■ **ENTRIES SUPPLIED**:
* * * * * * * * *

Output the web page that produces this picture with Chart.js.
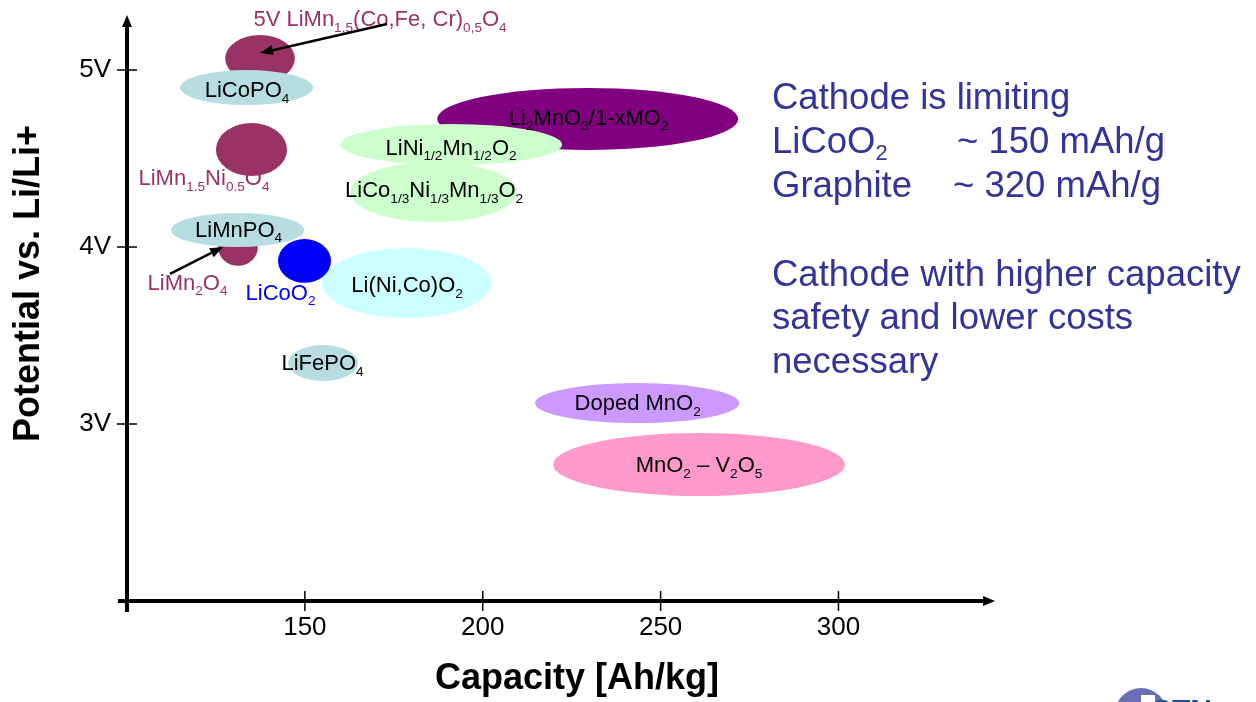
<!DOCTYPE html>
<html>
<head>
<meta charset="utf-8">
<script src="https://cdn.jsdelivr.net/npm/chart.js@4.4.0/dist/chart.umd.min.js"></script>
<style>
  html, body { margin: 0; padding: 0; background: #fff; }
  #wrap { width: 1256px; height: 702px; position: relative; }
</style>
</head>
<body>
<div id="wrap"><canvas id="cathodeChart" width="1256" height="702"></canvas></div>
<script>
// cathode materials, drawn in this order (later ones on top)
const materials = [
    '5V LiMn_{1,5}(Co,Fe, Cr)_{0,5}O_{4}',
    'LiCoPO_{4}',
    'LiMn_{1.5}Ni_{0.5}O_{4}',
    'Li_{2}MnO_{3}/1-xMO_{2}',
    'LiCo_{1/3}Ni_{1/3}Mn_{1/3}O_{2}',
    'LiNi_{1/2}Mn_{1/2}O_{2}',
    'LiMn_{2}O_{4}',
    'LiMnPO_{4}',
    'Li(Ni,Co)O_{2}',
    'LiCoO_{2}',
    'LiFePO_{4}',
    'Doped MnO_{2}',
    'MnO_{2} – V_{2}O_{5}'
];
// centre of each region: capacity [Ah/kg] and potential [V]
const capacity  = [137.4, 133.6, 135.0, 229.5, 186.2, 191.1, 131.2, 131.1, 178.6, 149.9, 155.1, 243.4, 260.8];
const potential = [5.064, 4.900, 4.550, 4.723, 4.310, 4.578, 4.000, 4.096, 3.796, 3.921, 3.344, 3.118, 2.771];
// half-width of each region along both axes
const capacitySpread  = [9.8, 18.7, 10.0, 42.3, 23.5, 31.2, 5.6, 18.7, 23.8, 7.45, 9.8, 28.7, 41.0];
const potentialSpread = [0.133, 0.099, 0.150, 0.175, 0.169, 0.116, 0.107, 0.096, 0.198, 0.124, 0.102, 0.113, 0.178];

const capacityTicks = [150, 200, 250, 300];
const potentialTicks = [3, 4, 5];

const fillColors = ['#993366', '#b7dde2', '#993366', '#800080', '#ccffcc', '#ccffcc', '#993366',
                    '#b7dde2', '#ccffff', '#0000ff', '#b7dde2', '#cc99ff', '#ff99cc'];
const labelColors = ['#993366', '#000', '#993366', '#000', '#000', '#000', '#993366',
                     '#000', '#000', '#0000ff', '#000', '#000', '#000'];
// label placement relative to region centre, in px
const labelOffsets = [
    {dx: 120, dy: -32.5}, {dx: 0.5, dy: 9.5}, {dx: -47.5, dy: 35.5}, {dx: 1, dy: 6},
    {dx: 0.5, dy: 5}, {dx: 0, dy: 10}, {dx: -50.5, dy: 43}, {dx: 1, dy: 7},
    {dx: 0.5, dy: 9}, {dx: -24, dy: 39}, {dx: -0.5, dy: 7}, {dx: 0.5, dy: 7}, {dx: 0, dy: 7.5}
];
// pointer arrows: [region index, from dx, from dy, to dx, to dy]
const arrows = [[0, 127, -34.5, 0, -5.5], [6, -68, 27, -15, 0]];

const sideText = [
    {t: 'Cathode is limiting', y: 109},
    {t: 'LiCoO_{2}', y: 153, tail: '~ 150 mAh/g', tx: 957},
    {t: 'Graphite', y: 197, tail: '~ 320 mAh/g', tx: 953},
    {t: 'Cathode with higher capacity', y: 286},
    {t: 'safety and lower costs', y: 329},
    {t: 'necessary', y: 373}
];

const FAMILY = "'Liberation Sans', Arial, Helvetica, sans-serif";

function richParts(str) {
    const parts = [];
    const re = /_\{([^}]*)\}|([^_]+)/g;
    let m;
    while ((m = re.exec(str))) {
        if (m[1] !== undefined) parts.push({t: m[1], sub: true});
        else parts.push({t: m[2], sub: false});
    }
    return parts;
}

function drawRich(ctx, str, x, y, size, color, align, opts = {}) {
    const subScale = opts.subScale || 0.62;
    const subShift = opts.subShift || 0.25;
    const weight = opts.weight || 'normal';
    const parts = richParts(str);
    const fontOf = sub => `${weight} ${sub ? size * subScale : size}px ${FAMILY}`;
    let w = 0;
    parts.forEach(p => {
        ctx.font = fontOf(p.sub);
        p.w = ctx.measureText(p.t).width;
        w += p.w;
    });
    let cx = align === 'center' ? x - w / 2 : x;
    ctx.fillStyle = color;
    ctx.textAlign = 'left';
    ctx.textBaseline = 'alphabetic';
    parts.forEach(p => {
        ctx.font = fontOf(p.sub);
        ctx.fillText(p.t, cx, y + (p.sub ? size * subShift : 0));
        cx += p.w;
    });
}

function arrow(ctx, x1, y1, x2, y2) {
    const a = Math.atan2(y2 - y1, x2 - x1);
    const len = 13, half = 5;
    const bx = x2 - len * Math.cos(a), by = y2 - len * Math.sin(a);
    ctx.strokeStyle = '#000';
    ctx.fillStyle = '#000';
    ctx.lineWidth = 2.5;
    ctx.beginPath();
    ctx.moveTo(x1, y1);
    ctx.lineTo(bx, by);
    ctx.stroke();
    ctx.beginPath();
    ctx.moveTo(x2, y2);
    ctx.lineTo(bx + half * Math.sin(a), by - half * Math.cos(a));
    ctx.lineTo(bx - half * Math.sin(a), by + half * Math.cos(a));
    ctx.closePath();
    ctx.fill();
}

const regionPlugin = {
    id: 'regions',
    afterDatasetsDraw(chart) {
        const {ctx, scales: {x, y}} = chart;
        ctx.save();
        const centres = materials.map((m, i) => {
            const cx = x.getPixelForValue(capacity[i]);
            const cy = y.getPixelForValue(potential[i]);
            const rx = Math.abs(x.getPixelForValue(capacity[i] + capacitySpread[i]) - cx);
            const ry = Math.abs(y.getPixelForValue(potential[i] + potentialSpread[i]) - cy);
            ctx.beginPath();
            ctx.ellipse(cx, cy, rx, ry, 0, 0, Math.PI * 2);
            ctx.fillStyle = fillColors[i];
            ctx.fill();
            return {cx, cy};
        });
        materials.forEach((m, i) => {
            const o = labelOffsets[i];
            drawRich(ctx, m, centres[i].cx + o.dx, centres[i].cy + o.dy, 22, labelColors[i], 'center');
        });
        arrows.forEach(([i, fx, fy, tx, ty]) => {
            const c = centres[i];
            arrow(ctx, c.cx + fx, c.cy + fy, c.cx + tx, c.cy + ty);
        });
        ctx.restore();
    }
};

const axesPlugin = {
    id: 'arrowAxes',
    afterDraw(chart) {
        const {ctx, chartArea: a, scales: {x, y}} = chart;
        ctx.save();
        ctx.strokeStyle = '#000';
        ctx.fillStyle = '#000';
        // axis lines
        ctx.lineWidth = 4;
        ctx.beginPath();
        ctx.moveTo(a.left, a.bottom + 11);
        ctx.lineTo(a.left, a.top + 10);
        ctx.moveTo(a.left - 9, a.bottom);
        ctx.lineTo(a.right - 10, a.bottom);
        ctx.stroke();
        ctx.beginPath();
        ctx.moveTo(a.left, a.top);
        ctx.lineTo(a.left - 5, a.top + 12);
        ctx.lineTo(a.left + 5, a.top + 12);
        ctx.closePath();
        ctx.fill();
        ctx.beginPath();
        ctx.moveTo(a.right, a.bottom);
        ctx.lineTo(a.right - 12, a.bottom - 5);
        ctx.lineTo(a.right - 12, a.bottom + 5);
        ctx.closePath();
        ctx.fill();
        // tick marks
        ctx.lineWidth = 1.5;
        ctx.beginPath();
        potentialTicks.forEach(v => {
            const py = y.getPixelForValue(v);
            ctx.moveTo(a.left - 10, py);
            ctx.lineTo(a.left + 10, py);
        });
        capacityTicks.forEach(v => {
            const px = x.getPixelForValue(v);
            ctx.moveTo(px, a.bottom - 10);
            ctx.lineTo(px, a.bottom + 10);
        });
        ctx.stroke();

        // axis titles
        ctx.font = `bold 36px ${FAMILY}`;
        ctx.textAlign = 'center';
        ctx.textBaseline = 'alphabetic';
        ctx.fillText('Capacity [Ah/kg]', 577, 689);
        ctx.save();
        ctx.translate(39, 283.5);
        ctx.rotate(-Math.PI / 2);
        ctx.fillText('Potential vs. Li/Li+', 0, 0);
        ctx.restore();

        // side notes
        sideText.forEach(l => {
            drawRich(ctx, l.t, 772, l.y, 36.5, '#333399', 'left', {subScale: 0.6, subShift: 0.2});
            if (l.tail) drawRich(ctx, l.tail, l.tx, l.y, 36.5, '#333399', 'left');
        });

        // logo fragment bottom right
        ctx.beginPath();
        ctx.arc(1141, 714, 26, 0, Math.PI * 2);
        ctx.fillStyle = '#6b6fb6';
        ctx.fill();
        ctx.fillStyle = '#fff';
        ctx.fillRect(1141, 695, 14, 10);
        ctx.fillStyle = '#1d4f9c';
        ctx.font = `bold 30px ${FAMILY}`;
        ctx.textAlign = 'left';
        ctx.fillText('STN', 1152, 720);
        ctx.restore();
    }
};

const tickFont = {family: FAMILY, size: 26};

new Chart(document.getElementById('cathodeChart').getContext('2d'), {
    type: 'scatter',
    data: {
        datasets: [{
            label: 'Cathode materials',
            data: capacity.map((c, i) => ({x: c, y: potential[i]})),
            pointRadius: 0,
            pointHoverRadius: 0
        }]
    },
    options: {
        responsive: false,
        animation: false,
        events: [],
        layout: {padding: {top: 15, right: 261, bottom: 0, left: 0}},
        plugins: {
            legend: {display: false},
            tooltip: {enabled: false},
            title: {display: false}
        },
        scales: {
            x: {
                type: 'linear',
                min: 100,
                max: 344,
                afterFit: s => { s.height = 101; s.paddingLeft = 0; s.paddingRight = 0; },
                afterBuildTicks: s => { s.ticks = capacityTicks.map(v => ({value: v})); },
                grid: {display: false, drawTicks: false},
                border: {display: false},
                ticks: {padding: 11, color: '#000', font: tickFont, maxRotation: 0, autoSkip: false}
            },
            y: {
                type: 'linear',
                min: 2,
                max: 5.31,
                afterFit: s => { s.width = 127; s.paddingTop = 0; s.paddingBottom = 0; },
                afterBuildTicks: s => { s.ticks = potentialTicks.map(v => ({value: v})); },
                grid: {display: false, drawTicks: false},
                border: {display: false},
                ticks: {padding: 16, color: '#000', font: tickFont, callback: v => v + 'V'}
            }
        }
    },
    plugins: [regionPlugin, axesPlugin]
});
</script>
</body>
</html>
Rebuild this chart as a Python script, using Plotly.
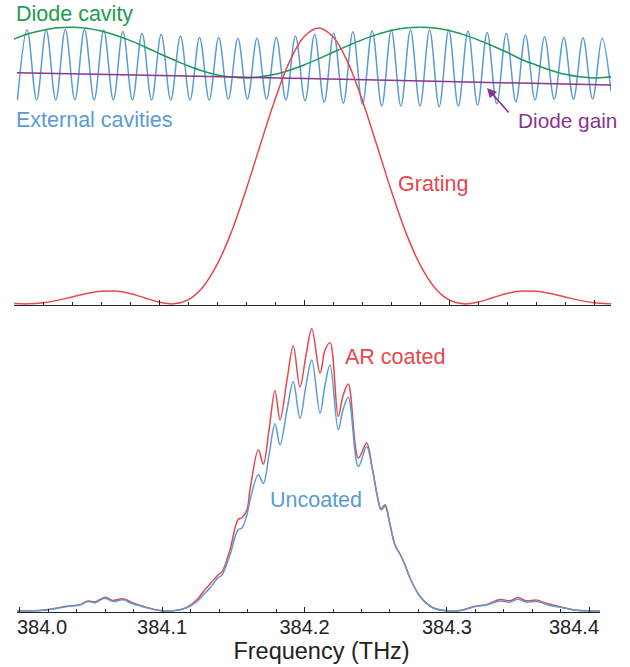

* * * * * * * * *

■ **SHORT TASK**:
Pictures are excluded; extract exactly the lines from the start of the data through the line that holds "0.102, 0.113, 0.178];", both ends included.

■ **IN RESPONSE**:
Output the web page that produces this picture with Chart.js.
<!DOCTYPE html>
<html>
<head>
<meta charset="utf-8">
<script src="https://cdn.jsdelivr.net/npm/chart.js@4.4.0/dist/chart.umd.min.js"></script>
<style>
  html, body { margin: 0; padding: 0; background: #fff; }
  #wrap { width: 1256px; height: 702px; position: relative; }
</style>
</head>
<body>
<div id="wrap"><canvas id="cathodeChart" width="1256" height="702"></canvas></div>
<script>
// cathode materials, drawn in this order (later ones on top)
const materials = [
    '5V LiMn_{1,5}(Co,Fe, Cr)_{0,5}O_{4}',
    'LiCoPO_{4}',
    'LiMn_{1.5}Ni_{0.5}O_{4}',
    'Li_{2}MnO_{3}/1-xMO_{2}',
    'LiCo_{1/3}Ni_{1/3}Mn_{1/3}O_{2}',
    'LiNi_{1/2}Mn_{1/2}O_{2}',
    'LiMn_{2}O_{4}',
    'LiMnPO_{4}',
    'Li(Ni,Co)O_{2}',
    'LiCoO_{2}',
    'LiFePO_{4}',
    'Doped MnO_{2}',
    'MnO_{2} – V_{2}O_{5}'
];
// centre of each region: capacity [Ah/kg] and potential [V]
const capacity  = [137.4, 133.6, 135.0, 229.5, 186.2, 191.1, 131.2, 131.1, 178.6, 149.9, 155.1, 243.4, 260.8];
const potential = [5.064, 4.900, 4.550, 4.723, 4.310, 4.578, 4.000, 4.096, 3.796, 3.921, 3.344, 3.118, 2.771];
// half-width of each region along both axes
const capacitySpread  = [9.8, 18.7, 10.0, 42.3, 23.5, 31.2, 5.6, 18.7, 23.8, 7.45, 9.8, 28.7, 41.0];
const potentialSpread = [0.133, 0.099, 0.150, 0.175, 0.169, 0.116, 0.107, 0.096, 0.198, 0.124, 0.102, 0.113, 0.178];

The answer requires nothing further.